La battaglia in Commissione. Questo dopo una giornata complicata anche per effetto dell'ostruzionismo portato avanti dal Movimento Cinque Stelle e da Sel. Motivo delle tensioni, come detto, l'articolo 2 relativo all'elettività del Senato, accantonato fino a oggi. La Lega non apprezzava che la legge elettorale per Palazzo Madama venisse inserita direttamente in Costituzione, come prevede la modifica depositata martedì sera dalla relatrice Anna Finocchiaro. Modalità non gradita nemmeno agli alfaniani di Ncd. Nel pomeriggio era stata la stessa Finocchiaro a dirsi "disponibile" a recepire modifiche al proprio emendamento sulle modalità di elezione dei senatori da parte dei consigli regionali.

SCHEDA
L'emendamento per Palazzo Madama non elettivo


La fronda in Forza Italia. Tuttavia, nonostante le parole rassicuranti di Romani, dentro Fi i 'frenatori' non mollano: il senatore Augusto Minzolini, uno degli oppositori più accaniti contro la riforma del Senato, ha votato no in Commissione. E oggi il gruppo azzurro si è incontrato per fare il punto con Denis Verdini, plenipotenziario di Fi e 'garante' del patto del Nazareno. Ai frondisti, l'ex coordinatore nazionale del Pdl avrebbe ribadito la necessità di tener fede all'impianto generale del patto del Nazareno rinnovato di recente tra il Cav e il leader del Pd. Sempre da Fi, in 23 oggi hanno chiesto il rinvio dell'incardinamento in aula del testo di riforma del Parlamento, soprattutto in vista della riunione dei gruppi prevista con Silvio Berlusconi nei prossimi giorni.

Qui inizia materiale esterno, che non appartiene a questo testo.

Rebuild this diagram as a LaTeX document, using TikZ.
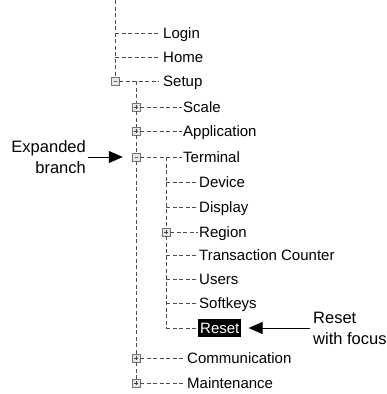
\documentclass[tikz,border=0pt]{standalone}
\usepackage{fontspec}
\setmainfont{Liberation Sans}
\usetikzlibrary{arrows.meta}

\tikzset{
  tree/.style={draw=black!70, dash pattern=on 4pt off 2.5pt, line width=0.6pt},
  item/.style={anchor=west, inner xsep=1pt, inner ysep=0pt, text height=10.5pt, text depth=0pt, font=\fontsize{15}{16}\selectfont},
  gapitem/.style={item, inner xsep=4pt},
  focus/.style={item, fill=black, text=white, inner xsep=2pt, inner ysep=4pt},
  tbox/.style={draw=black!55, fill=black!10, minimum size=8pt, inner sep=0pt, line width=0.5pt},
  plusbox/.style={tbox, path picture={
      \draw[black!75, line width=0.6pt] ([xshift=1.7pt]path picture bounding box.west) -- ([xshift=-1.7pt]path picture bounding box.east);
      \draw[black!75, line width=0.6pt] ([yshift=-1.7pt]path picture bounding box.north) -- ([yshift=1.7pt]path picture bounding box.south);}},
  minusbox/.style={tbox, path picture={
      \draw[black!60, line width=0.6pt] ([xshift=2.5pt]path picture bounding box.west) -- ([xshift=-2.5pt]path picture bounding box.east);}},
  note/.style={font=\fontsize{16.5}{21}\selectfont, inner sep=0pt}
}

\begin{document}
\begin{tikzpicture}[x=1pt,y=-1pt,>={Triangle[length=14pt,width=12pt]}]
  \useasboundingbox (0,0) rectangle (386,394);

  % top level
  \coordinate (top) at (115,0);
  \coordinate (j1) at (115,33);
  \coordinate (j2) at (115,57);
  \node[minusbox] (bsetup) at (115,81) {};
  \node[gapitem] (login) at (159,33) {Login};
  \node[gapitem] (home) at (159,57) {Home};
  \node[gapitem] (setup) at (159,81) {Setup};

  \draw[tree] (top) -- (bsetup);
  \draw[tree] (j1) -- (login.west);
  \draw[tree] (j2) -- (home.west);
  \draw[tree] (bsetup) -- (setup.west);

  % setup branch
  \coordinate (k0) at (136,81);
  \node[plusbox] (bscale) at (136,107) {};
  \node[plusbox] (bappl) at (136,131) {};
  \node[minusbox] (bterm) at (136,157) {};
  \node[plusbox] (bcomm) at (136,358) {};
  \node[plusbox] (bmaint) at (136,383) {};
  \node[item] (scale) at (182,107) {Scale};
  \node[item] (appl) at (182,131) {Application};
  \node[item] (term) at (182,157) {Terminal};
  \node[gapitem] (comm) at (183,358) {Communication};
  \node[gapitem] (maint) at (183,383) {Maintenance};

  \draw[tree] (k0) -- (bscale);
  \draw[tree] (bscale) -- (bappl);
  \draw[tree] (bappl) -- (bterm);
  \draw[tree] (bterm) -- (bcomm);
  \draw[tree] (bcomm) -- (bmaint);
  \draw[tree] (bscale) -- (scale.west);
  \draw[tree] (bappl) -- (appl.west);
  \draw[tree] (bterm) -- (term.west);
  \draw[tree] (bcomm) -- (comm.west);
  \draw[tree] (bmaint) -- (maint.west);

  % terminal branch
  \coordinate (m0) at (166,157);
  \coordinate (m1) at (166,182);
  \coordinate (m2) at (166,207);
  \node[plusbox] (bregion) at (166,232) {};
  \coordinate (m4) at (166,255);
  \coordinate (m5) at (166,279);
  \coordinate (m6) at (166,303);
  \coordinate (m7) at (166,328);
  \node[item] (device) at (198,182) {Device};
  \node[item] (display) at (198,207) {Display};
  \node[item] (region) at (198,232) {Region};
  \node[item] (trans) at (198,255) {Transaction Counter};
  \node[item] (users) at (198,279) {Users};
  \node[item] (softkeys) at (198,303) {Softkeys};
  \node[focus] (reset) at (198,328) {Reset};

  \draw[tree] (m0) -- (bregion);
  \draw[tree] (bregion) -- (m7);
  \draw[tree] (m1) -- (device.west);
  \draw[tree] (m2) -- (display.west);
  \draw[tree] (bregion) -- (region.west);
  \draw[tree] (m4) -- (trans.west);
  \draw[tree] (m5) -- (users.west);
  \draw[tree] (m6) -- (softkeys.west);
  \draw[tree] (m7) -- (reset.west);

  % callouts
  \node[note, align=right, anchor=east] (expl) at (86,157) {Expanded\\branch};
  \node[note, align=left, anchor=west] (rnote) at (313,328) {Reset\\with focus};
  \draw[->, line width=0.8pt, shorten <=2pt, shorten >=9pt] (expl.east) -- (bterm.west);
  \draw[->, line width=0.8pt, shorten <=3pt, shorten >=7pt] (rnote.west) -- (reset.east);
\end{tikzpicture}
\end{document}
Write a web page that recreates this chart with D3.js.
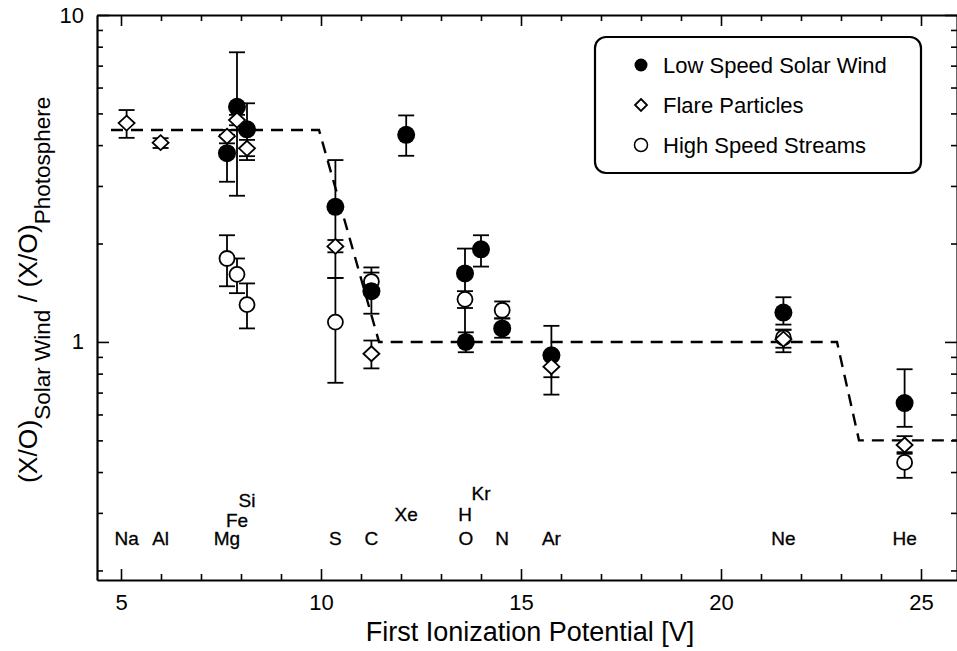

Romani: "Fi rispetterà i patti". "La riunione del gruppo al Senato è andata bene. I 22 colleghi, 17 di Fi e 5 di Gal avevano solo chiesto di aspettare qualche giorno per portare in Aula le riforme. Questi giorni ci sono stati e martedì prossimo all'assemblea dei parlamentari con Berlusconi molti di loro hanno detto che si atterranno alle indicazioni di partiti", ha rassicurato Paolo Romani, assicurando che la fronda interna sul ddl Boschi si è ridotta. "Noi non siamo impositivi", spiega, "e abbiamo voluto Minzolini in commissione proprio per rappresentare posizioni diverse".
 
La "minaccia" ostruzionista. Intanto, lunga riunione stamattina del Movimento Cinque Stelle di Palazzo Madama. Sul tavolo, il tema delle riforme: in Senato si va verso un asse trasversale che pensa all'ostruzionismo durante l'esame in aula per non far passare il provvedimento. Secondo quanto si e appreso in ambienti parlamentari, dopo l'apertura infruttuosa con il governo di Renzi sulla legge elettorale, il M5S ora apre le porte a tutti coloro che condividono una "battaglia sacrosanta" contro una riforma sbagliata.

Il no secco del M5S. "In Commissione si è alzato il sipario sulla vergognosa contro-riforma del Senato targata Renzi. I senatori, secondo il testo che la maggioranza di governo ha votato, potranno essere comodamente nominati dalle segreterie di partito, pescando anche tra condannati in via definitiva. Anzi godranno pure dell'immunità parlamentare! Resta inoltre aperta la porta ad una indennità (leggesi: "lauto compenso")", ha scritto in una nota Giovanni Endrizzi, capogruppo M5S in Commissione Affari Costituzionali del Senato.